I have supported the Palestinian struggle against occupation for a long time, but I had never been there before 2018. I had some misgivings, because I had always said that I didn’t want to go as a tourist. A fundraising cycle ride seemed a little close to tourism in my mind, but I convinced myself to take part on two grounds.
Firstly, there was an element of physical challenge, which has a certain kind of appeal.

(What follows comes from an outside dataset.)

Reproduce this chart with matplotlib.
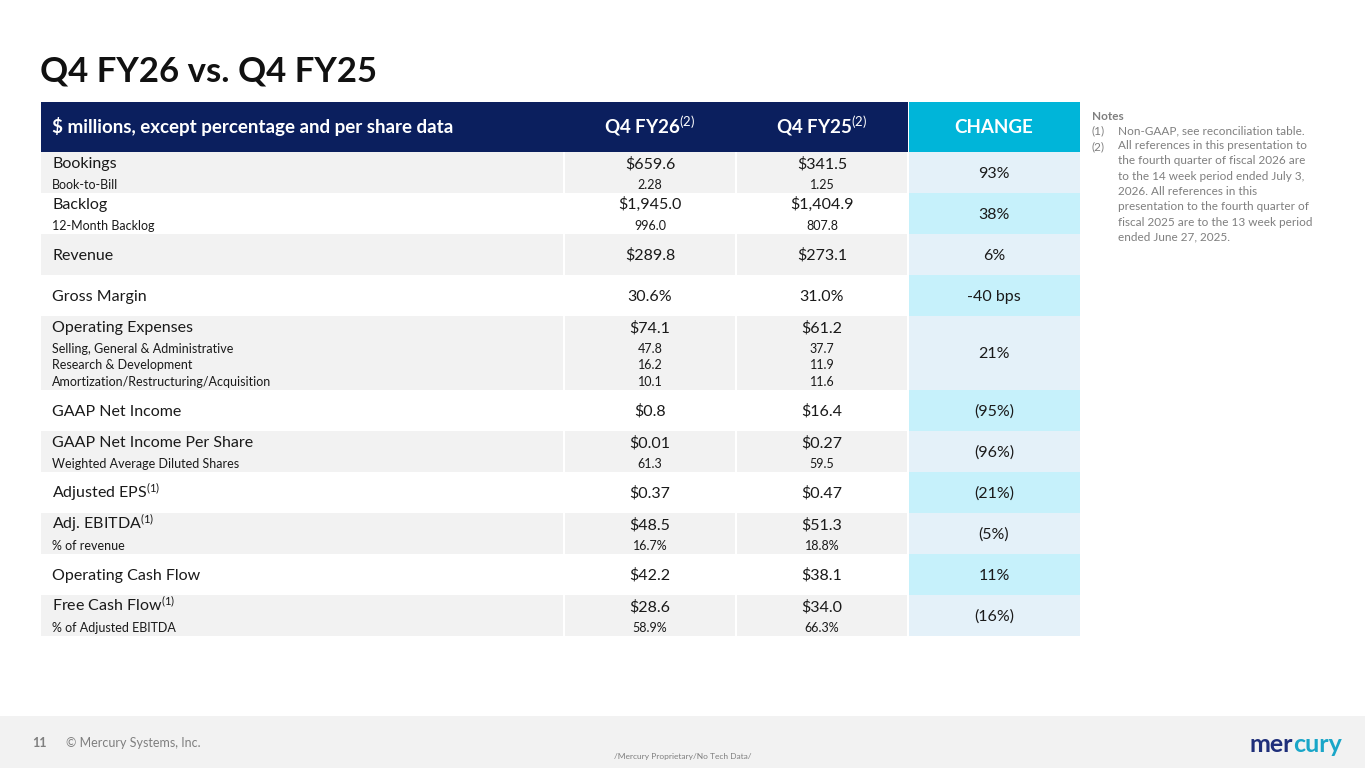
import matplotlib
matplotlib.use("Agg")
import matplotlib.pyplot as plt
from matplotlib.patches import Rectangle

plt.rcParams['font.family'] = ['Lato', 'DejaVu Sans']
plt.rcParams['mathtext.fontset'] = 'custom'
plt.rcParams['mathtext.rm'] = 'Lato'
plt.rcParams['mathtext.it'] = 'Lato'

title = "Q4 FY26 vs. Q4 FY25"
headers = ["$ millions, except percentage and per share data", r"Q4 FY26$^{(2)}$", r"Q4 FY25$^{(2)}$", "CHANGE"]
labels = ["Bookings", "Backlog", "Revenue", "Gross Margin", "Operating Expenses", "GAAP Net Income",
          "GAAP Net Income Per Share", r"Adjusted EPS$^{(1)}$", r"Adj. EBITDA$^{(1)}$", "Operating Cash Flow",
          r"Free Cash Flow$^{(1)}$"]
fy26 = ["$659.6", "$1,945.0", "$289.8", "30.6%", "$74.1", "$0.8", "$0.01", "$0.37", "$48.5", "$42.2", "$28.6"]
fy25 = ["$341.5", "$1,404.9", "$273.1", "31.0%", "$61.2", "$16.4", "$0.27", "$0.47", "$51.3", "$38.1", "$34.0"]
change = ["93%", "38%", "6%", "-40 bps", "21%", "(95%)", "(96%)", "(21%)", "(5%)", "11%", "(16%)"]
sub_labels = [["Book-to-Bill"], ["12-Month Backlog"], [], [],
              ["Selling, General & Administrative", "Research & Development", "Amortization/Restructuring/Acquisition"],
              [], ["Weighted Average Diluted Shares"], [], ["% of revenue"], [], ["% of Adjusted EBITDA"]]
sub26 = [["2.28"], ["996.0"], [], [], ["47.8", "16.2", "10.1"], [], ["61.3"], [], ["16.7%"], [], ["58.9%"]]
sub25 = [["1.25"], ["807.8"], [], [], ["37.7", "11.9", "11.6"], [], ["59.5"], [], ["18.8%"], [], ["66.3%"]]
notes = ["(1)", "Non-GAAP, see reconciliation table.", "(2)",
         "All references in this presentation to\nthe fourth quarter of fiscal 2026 are\nto the 14 week period ended July 3,\n2026. All references in this\npresentation to the fourth quarter of\nfiscal 2025 are to the 13 week period\nended June 27, 2025."]

fig = plt.figure(figsize=(13.65, 7.68), dpi=100)
ax = fig.add_axes([0, 0, 1, 1])
ax.set_xlim(0, 1365); ax.set_ylim(768, 0); ax.axis('off')

NAVY = '#0b1f5e'; CYAN = '#00b5d9'; GRAY = '#f2f2f2'
CH_A = '#e4f1f9'; CH_B = '#c6f1fb'; TXT = '#1a1a1a'
MS = 11.5; SS = 9

def t(x, yc, s, size, ha='left', **kw):
    ax.text(x, yc + size * 0.45, s, fontsize=size, ha=ha, va='baseline', **kw)

ax.text(40, 72, title, fontsize=25, fontweight='bold', color='#111111', va='center')

cols = [(41, 563), (565, 735), (737, 907), (909, 1080)]
ax.add_patch(Rectangle((41, 102), 867, 50, color=NAVY, lw=0))
ax.add_patch(Rectangle((909, 102), 171, 50, color=CYAN, lw=0))
t(52, 127, headers[0], 13.5, color='white', fontweight='bold')
t(650, 127, headers[1], 13.5, ha='center', color='white', fontweight='bold')
t(822, 127, headers[2], 13.5, ha='center', color='white', fontweight='bold')
t(994, 127, headers[3], 13.5, ha='center', color='white', fontweight='bold')

heights = [41, 41, 41, 41, 74, 41, 41, 41, 41, 41, 41]
y = 152
for i, lab in enumerate(labels):
    h = heights[i]
    shaded = (i % 2 == 0)
    if shaded:
        for (x0, x1) in cols[:3]:
            ax.add_patch(Rectangle((x0, y), x1 - x0, h, color=GRAY, lw=0))
    ax.add_patch(Rectangle((909, y), 171, h, color=CH_A if shaded else CH_B, lw=0))
    subs = sub_labels[i]
    cy = y + 11 if subs else y + h / 2
    t(52, cy, lab, MS, color=TXT)
    t(650, cy, fy26[i], MS, ha='center', color=TXT)
    t(822, cy, fy25[i], MS, ha='center', color=TXT)
    for k, s in enumerate(subs):
        yy = y + 33 + k * 16.3
        t(52, yy, s, SS, color=TXT)
        t(650, yy, sub26[i][k], SS, ha='center', color=TXT)
        t(822, yy, sub25[i][k], SS, ha='center', color=TXT)
    t(994, y + h / 2, change[i], MS, ha='center', color=TXT)
    y += h

NC = '#7f7f7f'
ax.text(1092, 116, "Notes", fontsize=8.5, color=NC, fontweight='bold', va='center')
ax.text(1092, 131, notes[0], fontsize=8.5, color=NC, va='center')
ax.text(1118, 131, notes[1], fontsize=8.5, color=NC, va='center')
ax.text(1092, 147, notes[2], fontsize=8.5, color=NC, va='center')
ax.text(1118, 140, notes[3], fontsize=8.5, color=NC, va='top', linespacing=1.48)

ax.add_patch(Rectangle((0, 716), 1365, 52, color='#f2f2f2', lw=0))
ax.text(32, 743, "11", fontsize=9, color='#7f7f7f', va='center', fontweight='bold')
ax.text(66, 743, "© Mercury Systems, Inc.", fontsize=9, color='#7f7f7f', va='center')
ax.text(683, 756, "/Mercury Proprietary/No Tech Data/", fontsize=6, color='#7f7f7f', va='center', ha='center')
ax.text(1293, 744, "mer", fontsize=18, color='#1f2f7a', va='center', ha='right', fontweight='bold')
ax.text(1293, 744, "cury", fontsize=18, color='#1aa6c8', va='center', ha='left', fontweight='bold')

fig.savefig("out.png", dpi=100)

Secondly, in doing my fundraising, both before and after the event, it would be an opportunity to talk about Palestine as much as possible and meet people and groups that I might not normally have had the chance to talk to.
The Physical Challenge
There were two main challenges that we were warned about. One was the heat, but there wasn’t much preparation I could do for that in the English winter. The other was that the West Bank is very hilly. Not being as light as I once was, I knew that hills would definitely be a challenge.
But hills I could prepare for. In Lewisham, we’ve got Vicars Hill. If I could crack Vicars Hill, surely there could be nothing any tougher than that in the West Bank?
One day, being too bored or lazy to cycle any distance, I just cycled repeatedly over Vicars Hill for a couple of hours.
Also, it turned out that seven of the riders were from south east London, so we met up a few times and went for training rides that always seemed to end at Vicars Hill.
I should mention that there is cake at the top of that hill, which provides a lot of motivation for getting up there. It’s in the very good and supportive (of Palestine) café in Hilly Fields.
Hills Further Afield
I ventured into the borough of Bromley, where you can find a 1 : 4 hill in Cudham.
I really had cycled up that, although it could only be done by zigzagging from side to side to make it more of a shallow climb.
The day I went to Cudham, I was tought a lesson about supporting corporations like Sports Direct. I got a puncture, and this was what happened to the spare tube I had purchased from Sports Direct a few days earlier.
On another training ride, I had two punctures in one day. Someone kindly photographed me fixing one of them.